Car, pour le Père Asso, aider les réfugiés est un acte de foi et d’humanité. Il cite une profession de foi répandue: « Je crois en Jésus Christ, visage divin de l’homme, et visage humain de Dieu », ou encore la Genèse : « Dieu créa l’homme à son image » (1 :27). « La désobéissance civile est un devoir de miséricorde. Même si nous devons encaisser des coups, nous devons nous lever. Il en va de la résurrection morale de la France. »
Par Philippe Pernot
[1] Les Pères blancs, de la Société des Missions d’Afrique (fondée en 1868), ont été le fer de lance de l’évangélisation, mais aussi de l’exploration scientifique de l’Afrique. Leur dénomination leur vient de leur costume blanc.
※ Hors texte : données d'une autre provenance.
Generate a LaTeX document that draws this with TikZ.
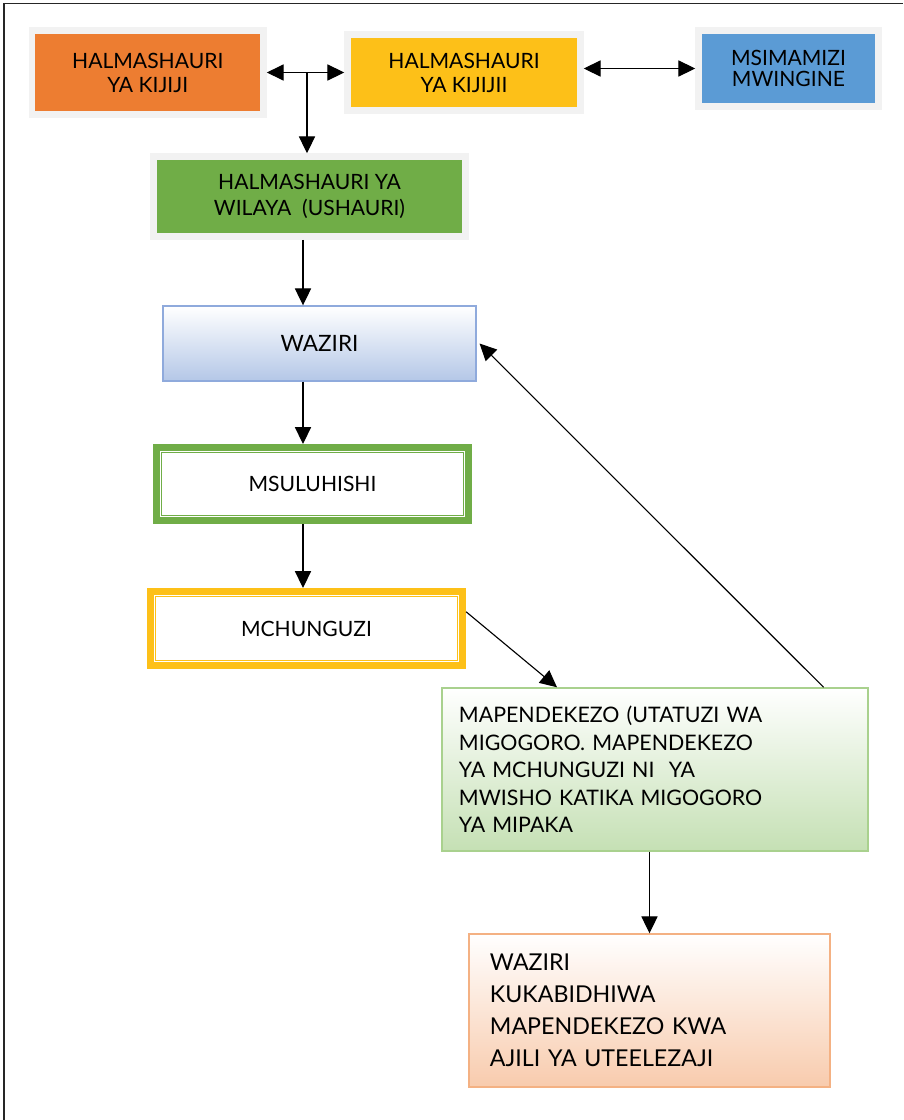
\documentclass[tikz,border=0pt]{standalone}
\usepackage{fontspec}
\setmainfont{Lato}
\usetikzlibrary{arrows.meta}

\definecolor{kijijiorange}{HTML}{ED7D31}
\definecolor{kijijiyellow}{HTML}{FDC018}
\definecolor{msimblue}{HTML}{5B9BD5}
\definecolor{wilayagreen}{HTML}{70AD47}
\definecolor{framegray}{HTML}{F2F2F2}
\definecolor{wazirilight}{HTML}{B4C7E7}
\definecolor{waziriedge}{HTML}{8FAADC}
\definecolor{pendlight}{HTML}{C5E0B4}
\definecolor{pendedge}{HTML}{A9D18E}
\definecolor{ripotilight}{HTML}{F8CBAD}
\definecolor{ripotiedge}{HTML}{F4B183}

\tikzset{
  topbox/.style={rectangle, fill=#1, draw=framegray, line width=4.6pt, inner sep=0pt, align=center},
  fadebox/.style 2 args={rectangle, top color=white, bottom color=#1, draw=#2, line width=1pt, inner sep=0pt},
  ringbox/.style={rectangle, draw=#1, line width=5pt, fill=white, inner sep=0pt, font=\fontsize{15}{17}\selectfont},
  link/.style={line width=0.8pt, >={Triangle[length=12pt, width=11.5pt]}}
}

\begin{document}
\begin{tikzpicture}[x=0.025cm, y=-0.025cm]
      \useasboundingbox (0,0) rectangle (903,1120);
      \draw[line width=0.8pt, black!85] (4,1120) -- (4,3.5) -- (903,3.5);

      \node[topbox=kijijiorange, minimum width=5.79cm, minimum height=2.1cm, font=\fontsize{15}{17}\selectfont] (kijiji1) at (147.75,72.5) {HALMASHAURI\\YA KIJIJI};
      \node[topbox=kijijiyellow, minimum width=5.825cm, minimum height=1.9cm, font=\fontsize{15}{17}\selectfont] (kijiji2) at (464,72.5) {HALMASHAURI\\YA KIJIJII};
      \node[topbox=msimblue, minimum width=4.5cm, minimum height=1.9cm, font=\fontsize{15}{15}\selectfont] (msimamizi) at (788.5,68.5) {MSIMAMIZI\\MWINGINE};
      \node[topbox=wilayagreen, minimum width=7.8cm, minimum height=2cm, font=\fontsize{15}{19}\selectfont] (wilaya) at (309.5,196.5) {HALMASHAURI YA\\WILAYA\ \ (USHAURI)};

      \node[fadebox={wazirilight}{waziriedge}, minimum width=7.825cm, minimum height=1.875cm, font=\fontsize{16}{18}\selectfont] (waziri) at (319.5,343.5) {WAZIRI};
      \node[ringbox=wilayagreen, minimum width=7.8cm, minimum height=1.825cm] (msuluhishi) at (312.5,484) {MSULUHISHI};
      \node[ringbox=kijijiyellow, minimum width=7.8cm, minimum height=1.85cm] (mchunguzi) at (306.5,628.5) {MCHUNGUZI};
      \draw[wilayagreen, line width=0.7pt] ([shift={(8.8,8.8)}]msuluhishi.north west) rectangle ([shift={(-8.8,-8.8)}]msuluhishi.south east);
      \draw[kijijiyellow, line width=0.7pt] ([shift={(9,9)}]mchunguzi.north west) rectangle ([shift={(-9,-9)}]mchunguzi.south east);

      \node[fadebox={pendlight}{pendedge}, minimum width=10.65cm, minimum height=4.075cm, text width=9.8cm, inner xsep=0.425cm, align=left, font=\fontsize{15.2}{19.6}\selectfont] (mapendekezo) at (655,769.5) {MAPENDEKEZO (UTATUZI WA\\MIGOGORO. MAPENDEKEZO\\YA MCHUNGUZI NI\ \ YA\\MWISHO KATIKA MIGOGORO\\YA MIPAKA};
      \node[fadebox={ripotilight}{ripotiedge}, minimum width=9.025cm, minimum height=3.825cm, text width=7.975cm, inner xsep=0.525cm, align=left, font=\fontsize{16.5}{22.8}\selectfont] (kukabidhi) at (649.5,1010.5) {WAZIRI\\KUKABIDHIWA\\MAPENDEKEZO KWA\\AJILI YA UTEELEZAJI};

      \coordinate (tjunc) at (307,72.5);
      \coordinate (spine) at (303,0);

      \draw[link, <->] (kijiji1.east) -- (kijiji2.west);
      \draw[link, ->] (tjunc) -- (tjunc |- wilaya.north);
      \draw[link, <->] (kijiji2.east |- msimamizi) -- (msimamizi.west);
      \draw[link, ->] (wilaya.south -| spine) -- (waziri.north -| spine);
      \draw[link, ->] (waziri.south -| spine) -- (msuluhishi.north -| spine);
      \draw[link, ->] (msuluhishi.south -| spine) -- (mchunguzi.north -| spine);
      \draw[link, ->] (mchunguzi.6) -- (mapendekezo.140);
      \draw[link, ->] (mapendekezo.26) -- ([xshift=2pt]waziri.east);
      \draw[link, ->] (mapendekezo.south -| kukabidhi.north) -- (kukabidhi.north);
    \end{tikzpicture}
\end{document}
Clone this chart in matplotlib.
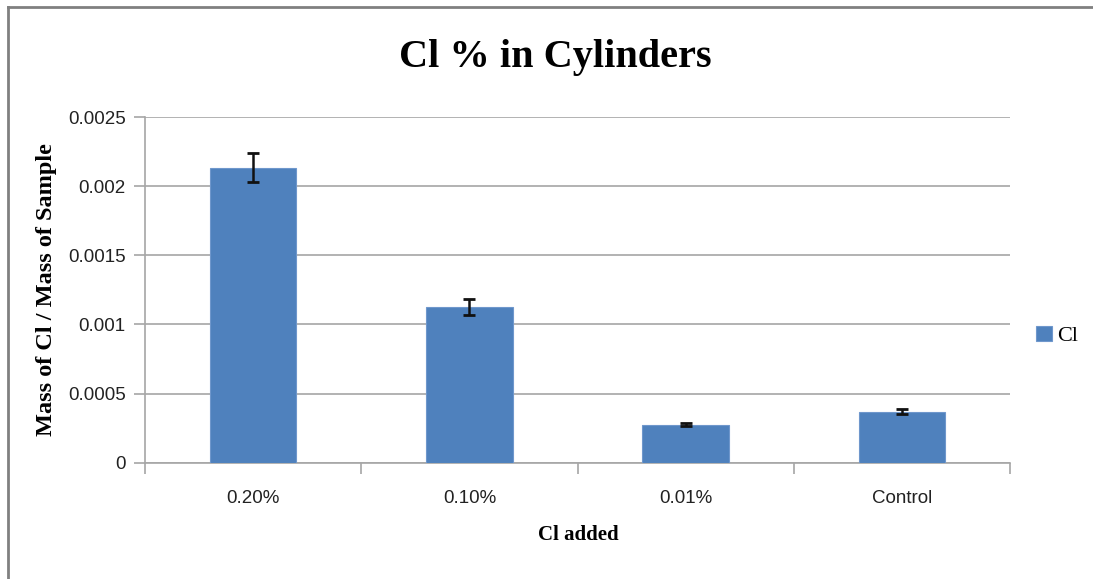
import matplotlib
matplotlib.use("Agg")
import matplotlib.pyplot as plt
from matplotlib.lines import Line2D
import numpy as np

# data
categories = ["0.20%", "0.10%", "0.01%", "Control"]
cl_mass = [0.002133, 0.001126, 0.000275, 0.000369]
cl_err = [0.000105, 0.000056, 0.000012, 0.000018]
yticks = [0, 0.0005, 0.001, 0.0015, 0.002, 0.0025]
ytick_labels = ["0", "0.0005", "0.001", "0.0015", "0.002", "0.0025"]

bar_color = "#4f81bd"
grid_color = "#a6a6a6"
serif = ["Liberation Serif", "DejaVu Serif"]
sans = ["Liberation Sans Narrow", "Liberation Sans", "DejaVu Sans"]

fig = plt.figure(figsize=(10.93, 5.79), dpi=100)
ax = fig.add_axes([145 / 1093, 1 - 462.7 / 579, 865 / 1093, 345.7 / 579])

x = np.arange(len(categories))
ax.bar(x, cl_mass, width=0.4, color=bar_color, edgecolor="#6f97cc", linewidth=0.8,
       label="Cl", zorder=3)
ax.errorbar(x, cl_mass, yerr=cl_err, fmt="none", ecolor="#111111", elinewidth=1.8,
            capsize=4.5, capthick=2, zorder=4)

ax.set_xlim(-0.5, len(categories) - 0.5)
ax.set_ylim(0, 0.0025)
ax.set_yticks(yticks)
ax.set_yticklabels(ytick_labels, family=sans, fontsize=13.5, color="#222222")
ax.set_xticks(x)
ax.set_xticklabels(categories, family=sans, fontsize=13.5, color="#222222")
ax.set_xticks(np.arange(len(categories) + 1) - 0.5, minor=True)
ax.tick_params(axis="x", which="major", length=0, pad=20)
ax.tick_params(axis="x", which="minor", length=8, color=grid_color, width=1.2)
ax.tick_params(axis="y", length=8, color=grid_color, width=1.2, pad=6)

ax.grid(axis="y", color=grid_color, linewidth=1.2, zorder=0)
for side in ["top", "right"]:
    ax.spines[side].set_visible(False)
ax.spines["left"].set_color(grid_color)
ax.spines["bottom"].set_color(grid_color)
ax.spines["left"].set_linewidth(1.2)
ax.spines["bottom"].set_linewidth(1.2)

fig.text(555 / 1093, 1 - 57 / 579, "Cl % in Cylinders", ha="center", va="center",
         family=serif, fontweight="bold", fontsize=29)
fig.text(47 / 1093, 1 - 290 / 579, "Mass of Cl / Mass of Sample", ha="center",
         va="center", rotation=90, family=serif, fontweight="bold", fontsize=17.5)
fig.text(578 / 1093, 1 - 535 / 579, "Cl added", ha="center", va="center",
         family=serif, fontweight="bold", fontsize=15)

leg = ax.legend(loc="center left", bbox_to_anchor=(1036 / 1093, 1 - 336 / 579),
                bbox_transform=fig.transFigure, frameon=False,
                prop={"family": serif, "size": 16}, handlelength=0.7, handleheight=0.7,
                handletextpad=0.25, borderpad=0, borderaxespad=0)

# outer chart frame (top and left edges only are visible)
fig.add_artist(Line2D([8 / 1093, 1], [1 - 7 / 579, 1 - 7 / 579], color="#808080",
                      linewidth=2, transform=fig.transFigure))
fig.add_artist(Line2D([8 / 1093, 8 / 1093], [0, 1 - 7 / 579], color="#808080",
                      linewidth=2, transform=fig.transFigure))

fig.savefig("out.png", dpi=100)
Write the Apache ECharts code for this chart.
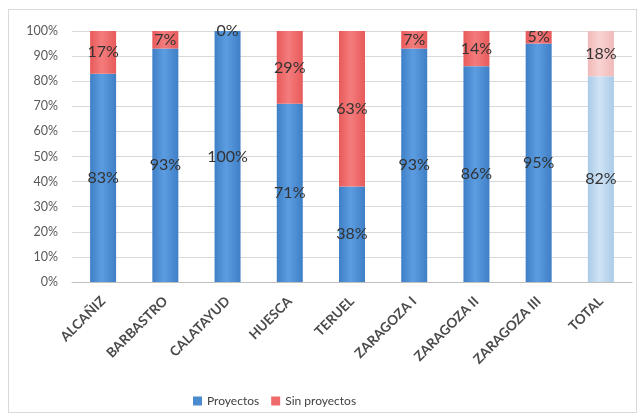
<!DOCTYPE html>
<html>
<head>
<meta charset="utf-8">
<script src="https://cdn.jsdelivr.net/npm/echarts@6/dist/echarts.min.js"></script>
<style>
html,body{margin:0;padding:0;background:#fff;}
#frame{position:absolute;left:8px;top:9px;width:629px;height:404px;border:1px solid #d9d9d9;box-sizing:border-box;}
#c{width:641px;height:417px;position:absolute;left:0;top:0;}
</style>
</head>
<body>
<div id="frame"></div>
<div id="c"></div>
<script>
var categories = ['ALCAÑIZ','BARBASTRO','CALATAYUD','HUESCA','TERUEL','ZARAGOZA I','ZARAGOZA II','ZARAGOZA III','TOTAL'];
var proyectos = [83, 93, 100, 71, 38, 93, 86, 95, 82];
var sinProyectos = [17, 7, 0, 29, 63, 7, 14, 5, 18];
var yTicks = [0,10,20,30,40,50,60,70,80,90,100];

function grad(edge, mid){
  return new echarts.graphic.LinearGradient(0,0,1,0,[
    {offset:0,color:edge},{offset:0.45,color:mid},{offset:1,color:edge}
  ]);
}
var blue = grad('#3f7fc6','#5c9ce0');
var red = grad('#e85a5a','#f47c7c');
var blueL = grad('#aacbe8','#cfe3f5');
var redL = grad('#f1b9b9','#f9d3d3');

function mk(arr, normal, light){
  return arr.map(function(v,i){
    return {value:v, itemStyle:{color: i===arr.length-1 ? light : normal}};
  });
}

var chart = echarts.init(document.getElementById('c'), null, {renderer:'canvas'});
var lbl = {show:true, position:'inside', formatter:'{c}%', color:'#333333', fontSize:16, fontFamily:'Lato'};
chart.setOption({
  animation:false,
  grid:{left:72, right:9, top:31, bottom:135, containLabel:false},
  legend:{
    top:390, left:188, itemWidth:9, itemHeight:9, itemGap:12,
    icon:'rect',
    textStyle:{fontSize:12, color:'#404040', fontFamily:'Lato'},
    data:['Proyectos','Sin proyectos']
  },
  xAxis:{
    type:'category', data:categories,
    axisLine:{lineStyle:{color:'#bfbfbf'}},
    axisTick:{show:false},
    axisLabel:{rotate:45, fontSize:13.5, fontWeight:'bold', color:'#4a4a4a', fontFamily:'Lato', interval:0, margin:17}
  },
  yAxis:{
    type:'value', min:0, max:100, interval:10,
    axisLabel:{formatter:function(v){return yTicks.indexOf(v)>=0 ? v+'%' : '';}, fontSize:12.5, color:'#595959', fontFamily:'Lato', margin:14},
    splitLine:{lineStyle:{color:'#d9d9d9'}},
    axisLine:{show:false}, axisTick:{show:false}
  },
  series:[
    {name:'Proyectos', type:'bar', stack:'a', barWidth:26, data:mk(proyectos, blue, blueL), label:lbl, itemStyle:{color:'#4a8bd0'}},
    {name:'Sin proyectos', type:'bar', stack:'a', barWidth:26, data:mk(sinProyectos, red, redL), label:lbl, itemStyle:{color:'#ef6b6b'}}
  ]
});
</script>
</body>
</html>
[2] « Il était sans apparence ni beauté qui attire nos regards, son aspect n’avait rien pour nous plaire. Méprisé, abandonné des hommes, homme de douleurs, familier de la souffrance, il était pareil à celui devant qui on se voile la face ; et nous l’avons méprisé, compté pour rien. En fait, c’étaient nos souffrances qu’il portait, nos douleurs dont il était chargé. » Isaïe, 53 :2-5.